### Directions for this task:
Transcribe the listing verbatim. Do not carry over any pictures.

##########

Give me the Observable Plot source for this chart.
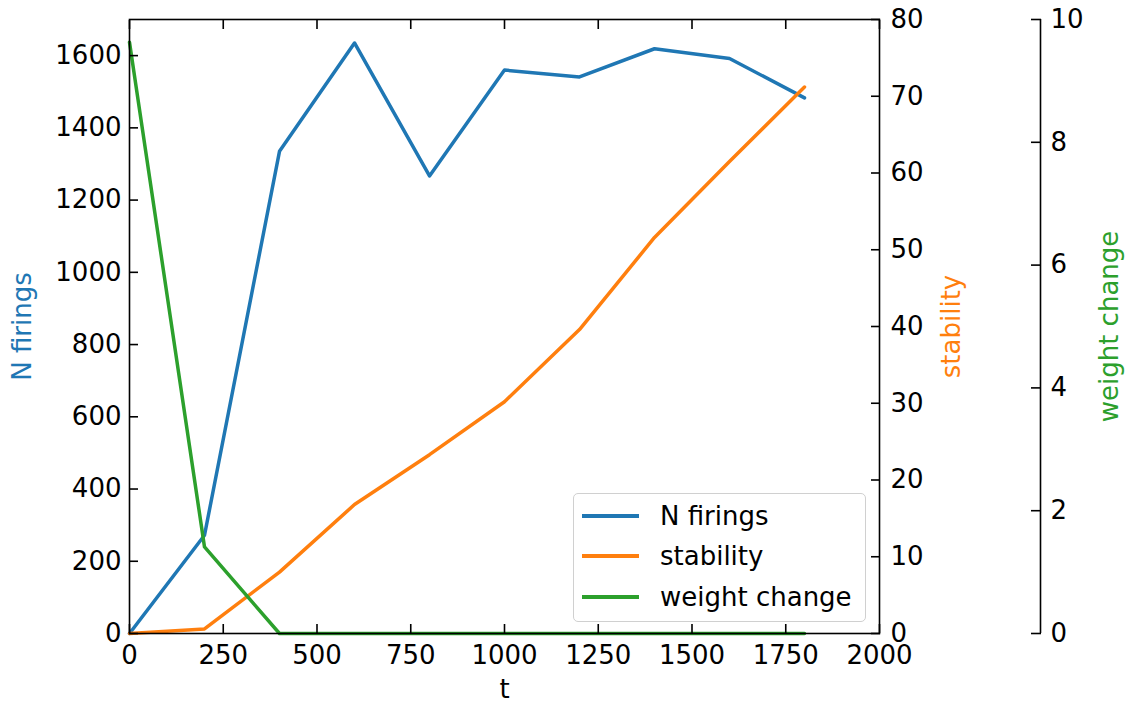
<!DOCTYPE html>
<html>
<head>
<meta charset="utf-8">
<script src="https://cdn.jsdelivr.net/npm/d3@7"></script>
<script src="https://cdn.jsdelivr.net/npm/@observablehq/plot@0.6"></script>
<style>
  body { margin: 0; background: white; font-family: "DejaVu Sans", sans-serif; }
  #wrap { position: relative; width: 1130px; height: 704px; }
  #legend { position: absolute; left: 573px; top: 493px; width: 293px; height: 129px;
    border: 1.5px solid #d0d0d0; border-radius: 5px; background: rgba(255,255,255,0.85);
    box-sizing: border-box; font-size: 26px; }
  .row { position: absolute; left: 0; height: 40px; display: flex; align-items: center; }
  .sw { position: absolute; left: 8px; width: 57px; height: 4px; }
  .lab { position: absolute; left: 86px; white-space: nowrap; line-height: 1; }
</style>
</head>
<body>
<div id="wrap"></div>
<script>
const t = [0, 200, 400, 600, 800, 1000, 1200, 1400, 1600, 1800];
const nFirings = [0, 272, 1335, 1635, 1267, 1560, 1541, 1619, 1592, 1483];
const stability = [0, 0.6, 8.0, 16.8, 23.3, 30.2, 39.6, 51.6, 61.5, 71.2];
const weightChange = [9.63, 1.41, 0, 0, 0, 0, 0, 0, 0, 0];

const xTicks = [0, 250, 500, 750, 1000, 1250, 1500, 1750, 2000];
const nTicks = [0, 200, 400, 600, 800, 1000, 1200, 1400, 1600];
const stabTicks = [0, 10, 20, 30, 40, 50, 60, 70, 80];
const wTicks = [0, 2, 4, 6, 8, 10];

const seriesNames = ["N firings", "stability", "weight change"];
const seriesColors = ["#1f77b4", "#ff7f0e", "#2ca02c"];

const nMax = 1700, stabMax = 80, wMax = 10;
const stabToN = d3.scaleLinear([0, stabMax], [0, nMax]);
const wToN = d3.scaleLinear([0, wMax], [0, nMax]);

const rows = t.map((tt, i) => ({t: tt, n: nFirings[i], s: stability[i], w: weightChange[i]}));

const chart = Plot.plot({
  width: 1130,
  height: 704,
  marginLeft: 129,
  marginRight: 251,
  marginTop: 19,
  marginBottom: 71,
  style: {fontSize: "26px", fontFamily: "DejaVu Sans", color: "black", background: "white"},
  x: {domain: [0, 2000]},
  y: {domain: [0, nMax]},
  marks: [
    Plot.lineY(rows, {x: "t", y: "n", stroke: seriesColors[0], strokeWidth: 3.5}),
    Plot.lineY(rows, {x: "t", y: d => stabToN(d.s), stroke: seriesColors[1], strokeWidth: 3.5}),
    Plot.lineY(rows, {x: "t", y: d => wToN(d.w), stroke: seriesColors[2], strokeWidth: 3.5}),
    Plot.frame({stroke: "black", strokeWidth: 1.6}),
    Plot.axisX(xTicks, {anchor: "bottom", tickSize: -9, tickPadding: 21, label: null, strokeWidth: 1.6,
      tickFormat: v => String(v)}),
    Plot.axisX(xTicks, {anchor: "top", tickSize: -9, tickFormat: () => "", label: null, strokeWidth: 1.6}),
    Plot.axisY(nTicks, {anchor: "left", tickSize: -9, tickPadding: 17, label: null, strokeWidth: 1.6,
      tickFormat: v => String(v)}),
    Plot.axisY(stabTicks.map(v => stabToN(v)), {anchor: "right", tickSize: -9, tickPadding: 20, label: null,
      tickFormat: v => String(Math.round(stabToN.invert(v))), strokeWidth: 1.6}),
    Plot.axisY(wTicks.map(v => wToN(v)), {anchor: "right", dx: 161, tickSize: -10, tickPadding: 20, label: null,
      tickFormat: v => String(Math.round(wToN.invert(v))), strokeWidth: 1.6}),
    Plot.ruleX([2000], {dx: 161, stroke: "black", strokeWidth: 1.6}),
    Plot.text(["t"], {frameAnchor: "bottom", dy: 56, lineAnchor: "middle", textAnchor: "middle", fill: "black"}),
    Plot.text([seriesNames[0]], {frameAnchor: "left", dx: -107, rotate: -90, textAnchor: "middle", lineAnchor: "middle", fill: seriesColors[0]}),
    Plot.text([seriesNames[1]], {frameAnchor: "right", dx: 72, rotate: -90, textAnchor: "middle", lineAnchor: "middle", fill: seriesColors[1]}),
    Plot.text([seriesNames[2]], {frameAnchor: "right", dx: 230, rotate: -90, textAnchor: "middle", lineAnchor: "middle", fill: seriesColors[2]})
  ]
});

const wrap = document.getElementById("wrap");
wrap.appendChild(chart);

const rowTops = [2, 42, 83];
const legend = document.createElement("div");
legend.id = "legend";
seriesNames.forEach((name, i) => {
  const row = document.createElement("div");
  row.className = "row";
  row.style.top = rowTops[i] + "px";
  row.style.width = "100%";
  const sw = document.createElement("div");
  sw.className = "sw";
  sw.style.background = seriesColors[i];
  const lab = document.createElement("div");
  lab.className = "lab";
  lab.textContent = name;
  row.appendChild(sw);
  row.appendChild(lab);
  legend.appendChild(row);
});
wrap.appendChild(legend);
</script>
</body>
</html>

##########

### Result of the exercise:
Give me the Observable Plot source for this chart.
<!DOCTYPE html>
<html>
<head>
<meta charset="utf-8">
<script src="https://cdn.jsdelivr.net/npm/d3@7"></script>
<script src="https://cdn.jsdelivr.net/npm/@observablehq/plot@0.6"></script>
<style>
  body { margin: 0; background: white; font-family: "DejaVu Sans", sans-serif; }
  #wrap { position: relative; width: 1130px; height: 704px; }
  #legend { position: absolute; left: 573px; top: 493px; width: 293px; height: 129px;
    border: 1.5px solid #d0d0d0; border-radius: 5px; background: rgba(255,255,255,0.85);
    box-sizing: border-box; font-size: 26px; }
  .row { position: absolute; left: 0; height: 40px; display: flex; align-items: center; }
  .sw { position: absolute; left: 8px; width: 57px; height: 4px; }
  .lab { position: absolute; left: 86px; white-space: nowrap; line-height: 1; }
</style>
</head>
<body>
<div id="wrap"></div>
<script>
const t = [0, 200, 400, 600, 800, 1000, 1200, 1400, 1600, 1800];
const nFirings = [0, 272, 1335, 1635, 1267, 1560, 1541, 1619, 1592, 1483];
const stability = [0, 0.6, 8.0, 16.8, 23.3, 30.2, 39.6, 51.6, 61.5, 71.2];
const weightChange = [9.63, 1.41, 0, 0, 0, 0, 0, 0, 0, 0];

const xTicks = [0, 250, 500, 750, 1000, 1250, 1500, 1750, 2000];
const nTicks = [0, 200, 400, 600, 800, 1000, 1200, 1400, 1600];
const stabTicks = [0, 10, 20, 30, 40, 50, 60, 70, 80];
const wTicks = [0, 2, 4, 6, 8, 10];

const seriesNames = ["N firings", "stability", "weight change"];
const seriesColors = ["#1f77b4", "#ff7f0e", "#2ca02c"];

const nMax = 1700, stabMax = 80, wMax = 10;
const stabToN = d3.scaleLinear([0, stabMax], [0, nMax]);
const wToN = d3.scaleLinear([0, wMax], [0, nMax]);

const rows = t.map((tt, i) => ({t: tt, n: nFirings[i], s: stability[i], w: weightChange[i]}));

const chart = Plot.plot({
  width: 1130,
  height: 704,
  marginLeft: 129,
  marginRight: 251,
  marginTop: 19,
  marginBottom: 71,
  style: {fontSize: "26px", fontFamily: "DejaVu Sans", color: "black", background: "white"},
  x: {domain: [0, 2000]},
  y: {domain: [0, nMax]},
  marks: [
    Plot.lineY(rows, {x: "t", y: "n", stroke: seriesColors[0], strokeWidth: 3.5}),
    Plot.lineY(rows, {x: "t", y: d => stabToN(d.s), stroke: seriesColors[1], strokeWidth: 3.5}),
    Plot.lineY(rows, {x: "t", y: d => wToN(d.w), stroke: seriesColors[2], strokeWidth: 3.5}),
    Plot.frame({stroke: "black", strokeWidth: 1.6}),
    Plot.axisX(xTicks, {anchor: "bottom", tickSize: -9, tickPadding: 21, label: null, strokeWidth: 1.6,
      tickFormat: v => String(v)}),
    Plot.axisX(xTicks, {anchor: "top", tickSize: -9, tickFormat: () => "", label: null, strokeWidth: 1.6}),
    Plot.axisY(nTicks, {anchor: "left", tickSize: -9, tickPadding: 17, label: null, strokeWidth: 1.6,
      tickFormat: v => String(v)}),
    Plot.axisY(stabTicks.map(v => stabToN(v)), {anchor: "right", tickSize: -9, tickPadding: 20, label: null,
      tickFormat: v => String(Math.round(stabToN.invert(v))), strokeWidth: 1.6}),
    Plot.axisY(wTicks.map(v => wToN(v)), {anchor: "right", dx: 161, tickSize: -10, tickPadding: 20, label: null,
      tickFormat: v => String(Math.round(wToN.invert(v))), strokeWidth: 1.6}),
    Plot.ruleX([2000], {dx: 161, stroke: "black", strokeWidth: 1.6}),
    Plot.text(["t"], {frameAnchor: "bottom", dy: 56, lineAnchor: "middle", textAnchor: "middle", fill: "black"}),
    Plot.text([seriesNames[0]], {frameAnchor: "left", dx: -107, rotate: -90, textAnchor: "middle", lineAnchor: "middle", fill: seriesColors[0]}),
    Plot.text([seriesNames[1]], {frameAnchor: "right", dx: 72, rotate: -90, textAnchor: "middle", lineAnchor: "middle", fill: seriesColors[1]}),
    Plot.text([seriesNames[2]], {frameAnchor: "right", dx: 230, rotate: -90, textAnchor: "middle", lineAnchor: "middle", fill: seriesColors[2]})
  ]
});

const wrap = document.getElementById("wrap");
wrap.appendChild(chart);

const rowTops = [2, 42, 83];
const legend = document.createElement("div");
legend.id = "legend";
seriesNames.forEach((name, i) => {
  const row = document.createElement("div");
  row.className = "row";
  row.style.top = rowTops[i] + "px";
  row.style.width = "100%";
  const sw = document.createElement("div");
  sw.className = "sw";
  sw.style.background = seriesColors[i];
  const lab = document.createElement("div");
  lab.className = "lab";
  lab.textContent = name;
  row.appendChild(sw);
  row.appendChild(lab);
  legend.appendChild(row);
});
wrap.appendChild(legend);
</script>
</body>
</html>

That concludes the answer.